Su argumento pacifista a favor de la no
intervención en la P. G. M. y
permitir así la victoria de Alemania, es muy curioso. Dice que los alemanes de
Weimar no eran tan malos y se hubieran ahorrado muchas vidas en la Primera y evitado la Segunda.
Acostumbra a comenzar sus ensayos con un guiño irónico o humorístico. En cómo
envejecer dice “Mi primer consejo sería
que escogiesen ustedes sus antepasados cuidadosamente.”
En los “Retratos” hay personajes a los que
respeta (Shaw, Wells), por los que siente admiración (Conrad), afecto
(Whitehead), desprecio (D. H. Lawrence) o educada indiferencia (Santayana).
Siempre explica su disposición con claridad y sin tapujos.
De “El corazón de las tinieblas” de Conrad dice:
“Creo, aunque no sé si él hubiera aceptado
esta interpretación, que Conrad pensaba que la vida humana civilizada y moralmente
tolerable era algo así como un peligroso paseo sobre una delgada corteza de
lava recientemente enfriada, que en cualquier momento podía romperse,
precipitando al imprudente en las ardientes profundidades.”
De la obra de Santayana, que le parece más literato que filósofo:
“Me parece,
al leerle, que voy enterándome de cada frase casi de una manera sonámbula; pero que soy incapaz,
después de algunas páginas, de recordar de lo que trataban.” Y también: “El ropaje americano
con el que aparecen sus obras oculta algún tanto el carácter extremadamente
reaccionario de su pensamiento.”
En Espíritu
y materia dice;
“la
materia, como el Gato de Cheshire, se está haciendo cada vez más diáfana,(…) El
espíritu, por otro lado, (…)empieza a suponerse, cada vez más, que es sólo un subproducto
trivial de determinados tipos de condiciones fisiológicas.”
Cree que los historiadores deben tener talento
literario y nos recuerda a Gibbon y Trevelyan. Sostiene que “Un estilo carece de calidad si no es la
expresión íntima y casi involuntaria de la personalidad de un escritor y, aun
entonces, sólo tiene calidad, si la personalidad del escritor vale la pena de
ser expresada.”
Nos ofrece sus reglas básicas para escribir bien,
tan sencillas como fáciles de olvidar:
“Primero:
si basta una palabra corta, no emplear una larga.

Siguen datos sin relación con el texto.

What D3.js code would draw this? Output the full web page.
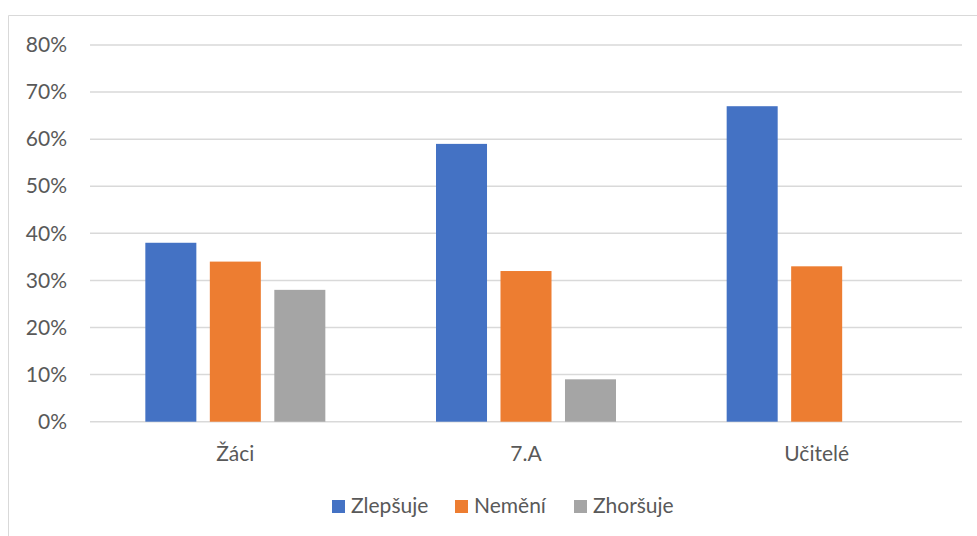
<!DOCTYPE html>
<html>
<head>
<meta charset="utf-8">
<script src="https://cdn.jsdelivr.net/npm/d3@7"></script>
<style>
  html, body { margin: 0; padding: 0; background: #fff; }
  svg { display: block; }
  text { font-family: Lato, "Open Sans", sans-serif; fill: #595959; }
</style>
</head>
<body>
<svg id="chart" width="977" height="536"></svg>
<script>
// Categories, series and values (percent)
const categories = ["Žáci", "7.A", "Učitelé"];
const seriesNames = ["Zlepšuje", "Nemění", "Zhoršuje"];
const zlepsuje = [38, 59, 67];
const nemeni   = [34, 32, 33];
const zhorsuje = [28, 9, null];
const yTicks = [0, 10, 20, 30, 40, 50, 60, 70, 80];
const colors = ["#4472C4", "#ED7D31", "#A5A5A5"];

const seriesValues = [zlepsuje, nemeni, zhorsuje];
const rows = categories.map((c, i) => ({
  category: c,
  values: seriesNames.map((s, j) => ({ series: s, value: seriesValues[j][i] }))
}));

const svg = d3.select("#chart");
const fontSize = 21;

// Chart area frame (left and top edges visible)
svg.append("path")
  .attr("d", "M8.5,536 V15.5 H977")
  .attr("fill", "none")
  .attr("stroke", "#d9d9d9")
  .attr("stroke-width", 1);

const plot = { left: 90, right: 962, top: 45, bottom: 421.7 };

const y = d3.scaleLinear().domain([0, 80]).range([plot.bottom, plot.top]);
const x0 = d3.scaleBand().domain(categories).range([plot.left, plot.right]).padding(0);
const groupWidth = 180;
const x1 = d3.scaleBand().domain(seriesNames)
  .range([(x0.bandwidth() - groupWidth) / 2, (x0.bandwidth() + groupWidth) / 2])
  .paddingInner(0.209).paddingOuter(0);

// Gridlines
svg.append("g")
  .selectAll("line")
  .data(yTicks)
  .join("line")
  .attr("x1", plot.left).attr("x2", plot.right)
  .attr("y1", d => y(d)).attr("y2", d => y(d))
  .attr("stroke", "#d9d9d9")
  .attr("stroke-width", 1.5);

// Y axis labels
const yAxis = d3.axisLeft(y).tickValues(yTicks).tickFormat(d => d + "%").tickSize(0).tickPadding(0);
const yg = svg.append("g").attr("transform", "translate(67,0)").call(yAxis);
yg.select(".domain").remove();
yg.selectAll("text")
  .attr("font-size", fontSize)
  .attr("font-family", "Lato, sans-serif")
  .attr("fill", "#595959");

// Bars
const groups = svg.append("g")
  .selectAll("g")
  .data(rows)
  .join("g")
  .attr("transform", d => `translate(${x0(d.category)},0)`);

groups.selectAll("rect")
  .data(d => d.values.filter(v => v.value != null))
  .join("rect")
  .attr("x", d => x1(d.series))
  .attr("width", x1.bandwidth())
  .attr("y", d => y(d.value))
  .attr("height", d => y(0) - y(d.value))
  .attr("fill", d => colors[seriesNames.indexOf(d.series)]);

// X axis labels
const xAxis = d3.axisBottom(x0).tickSize(0).tickPadding(0);
const xg = svg.append("g").attr("transform", "translate(0,446)").call(xAxis);
xg.select(".domain").remove();
xg.selectAll("text")
  .attr("font-size", fontSize)
  .attr("font-family", "Lato, sans-serif")
  .attr("fill", "#595959")
  .attr("dy", "0.71em");

// Legend
const legendX = [332, 455, 574];
const legend = svg.append("g")
  .selectAll("g")
  .data(seriesNames)
  .join("g")
  .attr("transform", (d, i) => `translate(${legendX[i]},500)`);
legend.append("rect")
  .attr("width", 13).attr("height", 13)
  .attr("fill", (d, i) => colors[i]);
legend.append("text")
  .attr("x", 19).attr("y", 13)
  .attr("font-size", fontSize)
  .text(d => d);
</script>
</body>
</html>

Segundo: si se quiere emitir
un juicio con muchas
especificaciones, pónganse algunas de éstas en frases separadas. Tercero: no
hacer que el principio de la frase induzca al lector a esperar algo que se
contradiga al final de ella.”
Nos habla de los peligros del lenguaje común, de
la diferencia entre conocimiento y sabiduría, defiende el pensamiento claro:
“Las
palabras ejercen dos funciones: por un lado, expresan hechos, y, por otro,
despiertan las emociones. Esta última es su función más antigua y es llevada a
cabo por los animales mediante chillidos que constituyen el antecedente del
lenguaje. Uno de los elementos más importantes del paso de la barbarie a la
civilización es la creciente utilización de las palabras con el fin de indicar,
en lugar de excitar; sin embargo, en política, se ha hecho poco en esta
dirección.”
Y termina con los temas que le obsesionaron: los
peligros de un conflicto nuclear y cómo avanzar hacia la paz. ¿Qué diría de la
escalada del terrorismo islámico?.
Una visión global e integradora de los asuntos
humanos, expresada con claridad y admirable chispa irónica. Pueden cuestionarse
sus certezas, pero sus dudas eran las correctas. Una buena introducción a
Bertrand Russell que se lee con admiración y una sonrisa en los labios. Un 10.